In raising this tree from seed the walnuts offered for sale as food should be avoided, for these generally have been kiln-dried, and their vitality, as well as their flavour, thereby impaired or destroyed. Nuts should be selected from large trees of the best habit, laid in sand during the winter and sown in February. They are rather ticklish plants to handle in the nursery, owing to the long bare tap-root which they send down, and which should be shortened when the seedlings are transplanted, as they should be at a year old. If fine timber be the object, the young trees when planted out should be stimulated to upward growth by the presence of other trees as nurses. A very slight spring frost suffices to destroy the young growth; but the walnut generally escapes that risk by being the latest of all our woodland trees, except the ash, to put forth leaves. I do not remember to have seen the young leaves appear so early as they did in the remarkable spring of 1914, when they were put forth before the end of April; the ash continuing bare that year till the very end of May.
Of the many fine walnut trees scattered over the midland and southern English counties, I have seen none equal in size to one figured in Elwes and Henry's great work (vol. ii., plate 74), a truly noble specimen growing at Barrington Park, Oxfordshire. In 1903 it was between 80 and 85 feet high, with a girth of 17 feet. The bole and branches are covered with burrs, indicating that the timber would make beautiful panelling and veneers.
The only notable walnuts which I can remember to have seen in Scotland are one at Gordon Castle, another at Cawdor, and a third at Blairdrummond. The first of these would have been a magnificent tree had it been subjected to forest discipline in youth, and so expended its vigour in height rather than breadth. It is only 60 feet high, with a girth of 10 feet, but it covers with its huge branches a space nearly 80 feet in diameter. The tree at Cawdor is about 65 feet high, with a girth of 15 feet 7 inches; and that at Blairdrummond is the tallest of the three, with a girth of 13 feet. Such dimensions cannot compare with those which the walnut attains in Southern Europe. A writer in the Gardeners' Chronicle described one in the Baidar Valley, near Balaclava, which yields from 80,000 to 100,000 nuts annually, and belongs to five Tartar families, who divide the produce between them.

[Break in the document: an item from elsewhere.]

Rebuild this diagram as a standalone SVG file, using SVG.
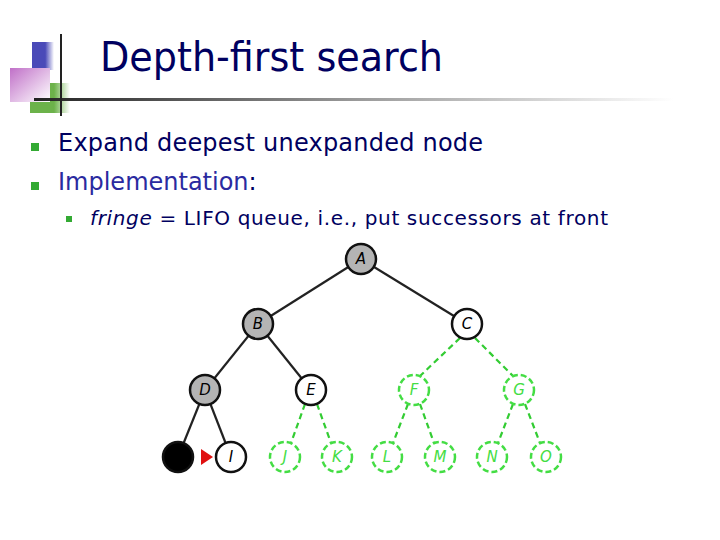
<svg xmlns="http://www.w3.org/2000/svg" width="720" height="540" viewBox="0 0 720 540">
<defs>
<linearGradient id="rule" x1="0" x2="1"><stop offset="0" stop-color="#222"/><stop offset="0.5" stop-color="#999"/><stop offset="1" stop-color="#fff"/></linearGradient>
<linearGradient id="pink" x1="0" y1="0" x2="1" y2="1"><stop offset="0" stop-color="#c070c8"/><stop offset="1" stop-color="#fff"/></linearGradient>
<linearGradient id="blue" x1="0" x2="1"><stop offset="0.6" stop-color="#4a4ab8"/><stop offset="1" stop-color="#fff"/></linearGradient>
<linearGradient id="green" x1="0" x2="1"><stop offset="0.6" stop-color="#6cb24a"/><stop offset="1" stop-color="#fff"/></linearGradient>
<style>
.t{font-family:Tahoma,"DejaVu Sans",sans-serif}
.e{stroke:#222;stroke-width:2.2}
.g{stroke:#3c3;stroke-width:2.2;stroke-dasharray:6,4;fill:none}
.n circle{stroke:#111;stroke-width:2.5}
.gray{fill:#b4b4b4}
.white{fill:#fff}
.gn circle{fill:#fff;stroke:#4d4;stroke-width:2.5;stroke-dasharray:6,3}
.lab{font-family:"DejaVu Sans",sans-serif;font-style:italic;font-size:15px;text-anchor:middle}
.gn text{fill:#4d4}
</style>
</defs>
<rect x="32" y="42" width="22" height="28" fill="url(#blue)"/>
<rect x="30" y="83" width="40" height="30" fill="url(#green)"/>
<rect x="10" y="68" width="40" height="34" fill="url(#pink)"/>
<rect x="34" y="98" width="640" height="3" fill="url(#rule)"/>
<line x1="61" y1="34" x2="61" y2="116" stroke="#222" stroke-width="2"/>
<text class="t" x="100" y="71" font-size="40" fill="#000060" textLength="343" lengthAdjust="spacingAndGlyphs">Depth-first search</text>
<rect x="31" y="143" width="8" height="8" fill="#3a3"/>
<rect x="31" y="182" width="8" height="8" fill="#3a3"/>
<rect x="66" y="216" width="6" height="6" fill="#3a3"/>
<text class="t" x="58" y="151" font-size="24" fill="#000060" textLength="425">Expand deepest unexpanded node</text>
<text class="t" x="58" y="190" font-size="24" fill="#000060"><tspan fill="#2a2aa0">Implementation</tspan>:</text>
<text class="t" x="90" y="225" font-size="20" fill="#000060" textLength="518"><tspan font-style="italic">fringe</tspan> = LIFO queue, i.e., put successors at front</text>
<g id="connectors">
<line class="e" x1="361" y1="259" x2="258" y2="324"/>
<line class="e" x1="361" y1="259" x2="467" y2="324"/>
<line class="e" x1="258" y1="324" x2="205" y2="390"/>
<line class="e" x1="258" y1="324" x2="311" y2="390"/>
<line class="e" x1="205" y1="390" x2="178" y2="457"/>
<line class="e" x1="205" y1="390" x2="231" y2="457"/>
<line class="g" x1="460" y1="338" x2="420" y2="376"/>
<line class="g" x1="475" y1="338" x2="513" y2="376"/>
<line class="g" x1="305" y1="404" x2="291" y2="443"/>
<line class="g" x1="317" y1="404" x2="331" y2="443"/>
<line class="g" x1="408" y1="404" x2="393" y2="443"/>
<line class="g" x1="420" y1="404" x2="434" y2="443"/>
<line class="g" x1="513" y1="404" x2="498" y2="443"/>
<line class="g" x1="525" y1="404" x2="540" y2="443"/>
<polygon points="201,449 213,457 201,465" fill="#e01010"/>
</g>
<g id="nA" class="n"><circle class="gray" cx="361" cy="259" r="15"/><text class="lab" x="361" y="264">A</text></g>
<g id="nB" class="n"><circle class="gray" cx="258" cy="324" r="15"/><text class="lab" x="258" y="329">B</text></g>
<g id="nC" class="n"><circle class="white" cx="467" cy="324" r="15"/><text class="lab" x="467" y="329">C</text></g>
<g id="nD" class="n"><circle class="gray" cx="205" cy="390" r="15"/><text class="lab" x="205" y="395">D</text></g>
<g id="nE" class="n"><circle class="white" cx="311" cy="390" r="15"/><text class="lab" x="311" y="395">E</text></g>
<g id="nH" class="n"><circle fill="#000" cx="178" cy="457" r="15"/></g>
<g id="nI" class="n"><circle class="white" cx="231" cy="457" r="15"/><text class="lab" x="231" y="462">I</text></g>
<g id="nF" class="gn"><circle cx="414" cy="390" r="15"/><text class="lab" x="414" y="395">F</text></g>
<g id="nG" class="gn"><circle cx="519" cy="390" r="15"/><text class="lab" x="519" y="395">G</text></g>
<g id="nJ" class="gn"><circle cx="285" cy="457" r="15"/><text class="lab" x="285" y="462">J</text></g>
<g id="nK" class="gn"><circle cx="337" cy="457" r="15"/><text class="lab" x="337" y="462">K</text></g>
<g id="nL" class="gn"><circle cx="387" cy="457" r="15"/><text class="lab" x="387" y="462">L</text></g>
<g id="nM" class="gn"><circle cx="440" cy="457" r="15"/><text class="lab" x="440" y="462">M</text></g>
<g id="nN" class="gn"><circle cx="492" cy="457" r="15"/><text class="lab" x="492" y="462">N</text></g>
<g id="nO" class="gn"><circle cx="546" cy="457" r="15"/><text class="lab" x="546" y="462">O</text></g>
</svg>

Still, there are so many fine examples of what this tree may become in Great Britain that one may well ask why the production of its timber has been so utterly neglected. Mahogany and other foreign woods have usurped its place in the cabinet trade; but we still import large supplies of walnut, not only for panelling, but for the stocks of army and sporting small arms. For that purpose it has no equal, owing to its lightness, strength, the nicety with which it can be cut to fit gunlocks, and because it never warps nor swells when exposed to wet. "During the last war," says Selby in 1842, "when most of the continental ports were shut against us, walnut timber rose to an enormous price, as we may collect from the fact of a single tree having been sold for £600; and as such prices offered temptation that few proprietors were able to resist, a great number of the finest walnuts growing in England were sacrificed at that period to supply the trade."[14] Some years ago the War Office authorities sought to extend their sources of supply by substituting one of the superb kinds of timber grown in our colonies; but although twenty different woods were submitted and tested, none was found suitable except the American black walnut.

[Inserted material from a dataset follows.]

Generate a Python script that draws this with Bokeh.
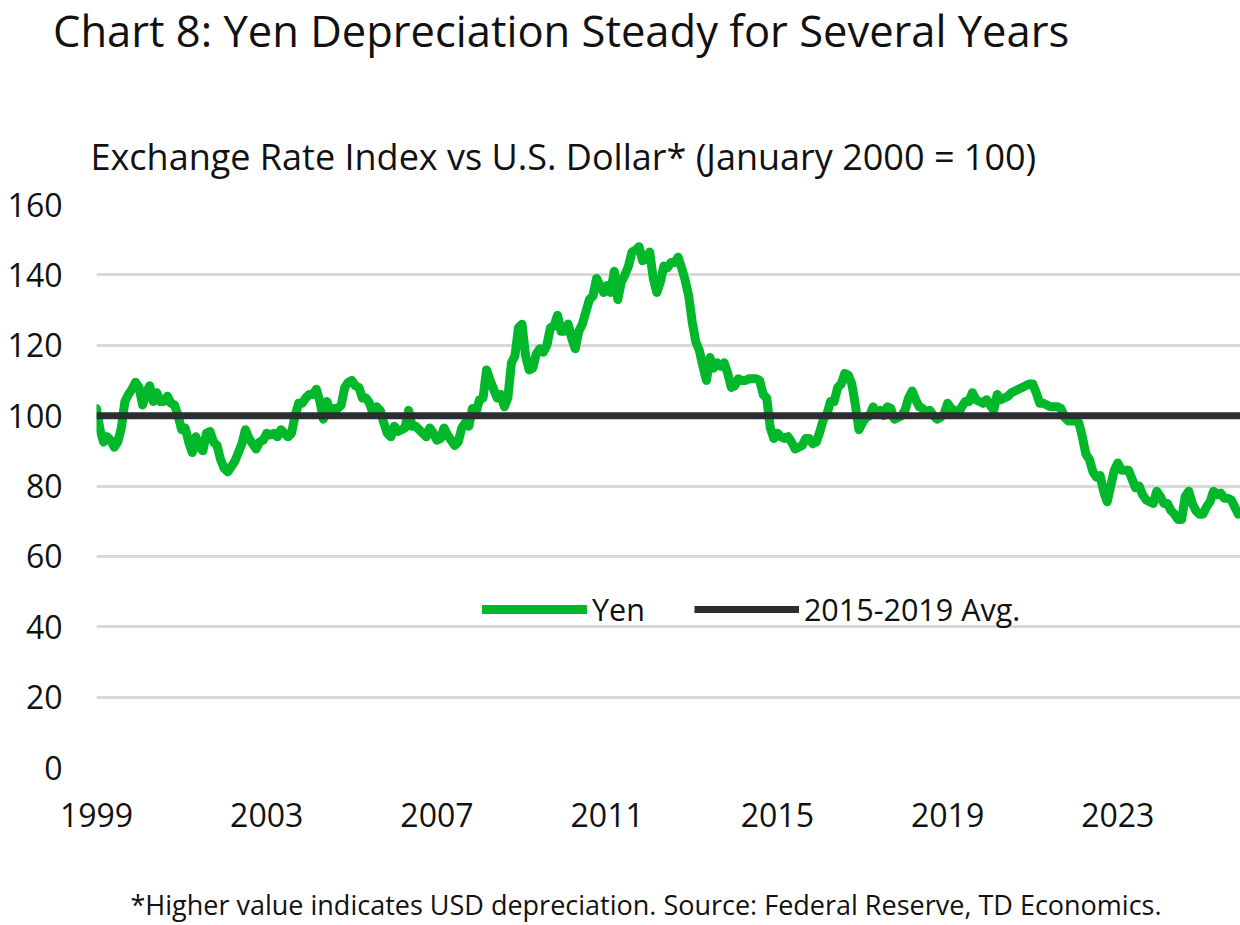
import numpy as np
from bokeh.plotting import figure
from bokeh.layouts import column
from bokeh.models import Range1d, FixedTicker, Legend, LegendItem
from bokeh.embed import file_html
from bokeh.resources import INLINE
from bokeh.core.properties import value

# ---------------- data ----------------
START_YEAR = 1999  # first month: Jan 1999, monthly through Nov 2025

yen_1999 = [102, 96, 92.5, 94, 93, 91, 92.5, 96.5, 104, 106, 107.5, 109.5]
yen_2000 = [108, 103, 106.5, 108.5, 104, 106.5, 104, 104, 105.5, 103.5, 103, 100]
yen_2001 = [96, 96.5, 92.5, 89.5, 94, 91, 90, 95, 95.5, 92.5, 91.5, 87.5]
yen_2002 = [85, 84, 85.5, 87, 89.5, 92, 96, 93.5, 92, 90.5, 92.5, 93]
yen_2003 = [95, 94.5, 95, 94, 96, 95, 94, 95, 100, 103.5, 103.5, 105]
yen_2004 = [106, 106, 107.5, 104, 99, 104, 101, 102, 102, 103, 108, 109.5]
yen_2005 = [110, 108.5, 108, 105, 105, 103.5, 100.5, 102.5, 101.5, 98, 95, 94]
yen_2006 = [97, 95.5, 96, 96.5, 101.5, 97, 97, 96, 95, 94, 96.5, 95]
yen_2007 = [93, 93.5, 96.5, 94.5, 93, 91.5, 92.5, 96.5, 98, 97, 102, 101]
yen_2008 = [104.5, 105, 113, 110, 107.5, 105, 106, 102.5, 105, 115, 117, 125]
yen_2009 = [126, 117, 113, 113.5, 117.5, 119, 118, 120, 125, 125.5, 128.5, 124]
yen_2010 = [124, 126, 122, 119, 124, 126, 129.5, 133, 134, 139, 137, 135]
yen_2011 = [137, 135, 141, 133, 138, 140, 142.5, 146.5, 147, 148, 144, 144.5]
yen_2012 = [146.5, 139, 135, 138, 142.5, 142, 143.5, 143.5, 145, 142, 138.5, 134]
yen_2013 = [126.5, 121, 118.5, 114, 110, 116.5, 113.5, 115, 114, 115, 112, 108]
yen_2014 = [108.5, 110.5, 110, 110, 110.5, 110.5, 110.5, 110, 106, 105, 96.5, 93.5]
yen_2015 = [95, 94, 93.5, 94, 92.5, 90.5, 91, 91.5, 93.5, 93.5, 92, 92.5]
yen_2016 = [95.5, 99, 100.5, 104, 104, 108, 109, 112, 111.5, 109, 103, 96]
yen_2017 = [98, 99.5, 100, 102.5, 100.5, 101.5, 100, 102.5, 102, 99, 99.5, 100]
yen_2018 = [101.5, 105, 107, 104.5, 102.5, 102, 101, 101.5, 100, 99, 99.5, 100.5]
yen_2019 = [103.5, 102, 101.5, 100.5, 102.5, 104, 104, 106.5, 104.5, 104, 103.5, 104.5]
yen_2020 = [103, 101.5, 106, 104.5, 105, 105.5, 106.5, 107, 107.5, 108, 108.5, 109]
yen_2021 = [109, 106.5, 103.5, 103.5, 103, 102.5, 102.5, 102.5, 102, 99.5, 98.5, 98.5]
yen_2022 = [98.5, 98, 94, 89, 87.5, 84, 82.5, 83, 78.5, 75.5, 80, 84.5]
yen_2023 = [86.5, 84.5, 84.5, 84.5, 82, 79.5, 80, 77.5, 76, 75.5, 75, 78.5]
yen_2024 = [77, 75, 75, 73, 72, 70.5, 70.5, 77, 78.5, 75, 73, 72]
yen_2025 = [72, 74, 75.5, 78.5, 77.5, 78, 76.5, 76.5, 76, 74, 72]

avg_2015_2019 = 100
x_tick_years = [1999, 2003, 2007, 2011, 2015, 2019, 2023]
y_ticks = [0, 20, 40, 60, 80, 100, 120, 140, 160]

title_text = "Chart 8: Yen Depreciation Steady for Several Years"
subtitle_text = "Exchange Rate Index vs U.S. Dollar* (January 2000 = 100)"
footnote_text = "*Higher value indicates USD depreciation. Source: Federal Reserve, TD Economics."
series_labels = ["Yen", "2015-2019 Avg."]

# ---------------- build ----------------
yen = (yen_1999 + yen_2000 + yen_2001 + yen_2002 + yen_2003 + yen_2004 + yen_2005 +
       yen_2006 + yen_2007 + yen_2008 + yen_2009 + yen_2010 + yen_2011 + yen_2012 +
       yen_2013 + yen_2014 + yen_2015 + yen_2016 + yen_2017 + yen_2018 + yen_2019 +
       yen_2020 + yen_2021 + yen_2022 + yen_2023 + yen_2024 + yen_2025)
months = START_YEAR + np.arange(len(yen)) / 12.0
x_end = float(months[-1]) + 0.05

FONT = "Open Sans"
GREEN = "#00B82A"
DARK = "#2A2D31"
GRID = "#D9D9D9"
TXT = "#111111"
W = 1240


def text_panel(height):
    f = figure(width=W, height=height, output_backend="svg", toolbar_location=None,
               x_range=Range1d(0, W), y_range=Range1d(height, 0),
               x_axis_type=None, y_axis_type=None, min_border=0,
               frame_align=False)
    f.outline_line_color = None
    f.xgrid.visible = False
    f.ygrid.visible = False
    return f


# top: title and subtitle
TOP_H = 180
top = text_panel(TOP_H)
top.text(x=[52.5], y=[30], text=[title_text], text_font=value(FONT),
         text_font_size="43.5px", text_color=TXT, text_baseline="middle", text_align="left")
top.text(x=[90], y=[155.5], text=[subtitle_text], text_font=value(FONT),
         text_font_size="36px", text_color=TXT, text_baseline="middle", text_align="left")

# main chart (frame spans x 96..1240, y 204..767 on the page)
MAIN_H = 660
p = figure(width=W, height=MAIN_H, output_backend="svg", toolbar_location=None,
           x_range=Range1d(START_YEAR, x_end), y_range=Range1d(0, 160),
           min_border_left=96, min_border_right=0, min_border_top=204 - TOP_H,
           min_border_bottom=TOP_H + MAIN_H - 767)
p.outline_line_color = None
p.xgrid.visible = False
p.ygrid.grid_line_color = GRID
p.ygrid.grid_line_width = 3

for ax in (p.xaxis[0], p.yaxis[0]):
    ax.axis_line_color = None
    ax.major_tick_line_color = None
    ax.minor_tick_line_color = None
    ax.major_label_text_font = FONT
    ax.major_label_text_font_size = "32px"
    ax.major_label_text_color = TXT

p.xaxis[0].ticker = FixedTicker(ticks=x_tick_years)
p.xaxis[0].major_label_overrides = {t: str(t) for t in x_tick_years}
p.xaxis[0].major_label_standoff = 29
p.yaxis[0].ticker = FixedTicker(ticks=y_ticks)
p.yaxis[0].major_label_overrides = {t: str(t) for t in y_ticks}
p.yaxis[0].major_label_standoff = 28

g = p.line(months, yen, line_color=GREEN, line_width=9, line_join="round", line_cap="round")
b = p.line([START_YEAR, x_end], [avg_2015_2019, avg_2015_2019], line_color=DARK, line_width=7)

legend = Legend(items=[LegendItem(label=series_labels[0], renderers=[g]),
                       LegendItem(label=series_labels[1], renderers=[b])],
                orientation="horizontal", location=(386, 137),
                border_line_color=None, background_fill_alpha=0,
                glyph_width=105, glyph_height=30, label_height=30,
                label_standoff=5, spacing=49, padding=0, margin=0,
                label_text_font=FONT, label_text_font_size="30.5px",
                label_text_color=TXT)
p.add_layout(legend)

# bottom: footnote
BOT_H = 925 - TOP_H - MAIN_H
bot = text_panel(BOT_H)
bot.text(x=[645.5], y=[904 - TOP_H - MAIN_H], text=[footnote_text], text_font=value(FONT),
         text_font_size="27px", text_color=TXT, text_baseline="middle", text_align="center")

layout = column(top, p, bot, spacing=0)
open("out.html", "w").write(file_html(layout, INLINE))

This (Juglans nigra) is a larger tree than the European species, growing to a height of 150 feet with a girth of 15 to 20 feet in the middle States of North America. It has now become very scarce, owing to reckless destruction of the forests; but there are some specimens in England already approaching the dimensions of those in Ohio, Indiana, and Kentucky. For instance, there is one at the Mote, near Maidstone, over 100 feet high, with a girth of 12 feet 6 inches in 1905, and another in the public park at Twickenham, 98 feet high in the same year, with a girth of 14 feet 3 inches. Besides some lofty black walnuts of the ordinary type at Albury Park, Surrey, there is one very handsome tree on the terrace, near the house, distinguished as a variety under the title J. nigra alburyensis.
I do not know of any in Scotland, except a few hundreds which I raised from seed about ten years ago, and which are now planted out in mixture with the Japanese Cercidiphyllum. The only fault I find with them is that, while the young growth is as tender as that of the common walnut, it is earlier in starting, and therefore more liable to injury from spring frosts.
The timber of the black walnut is quite equal in quality and superior in beauty to that of the European species. The tree is sometimes confused with the kindred genus hickory (Carya), whereof there are many fine specimens in Great Britain; but the two genera may be readily distinguished from each other by cutting across a twig. The pith of all species of walnut is neatly chambered, that of the hickories is solid.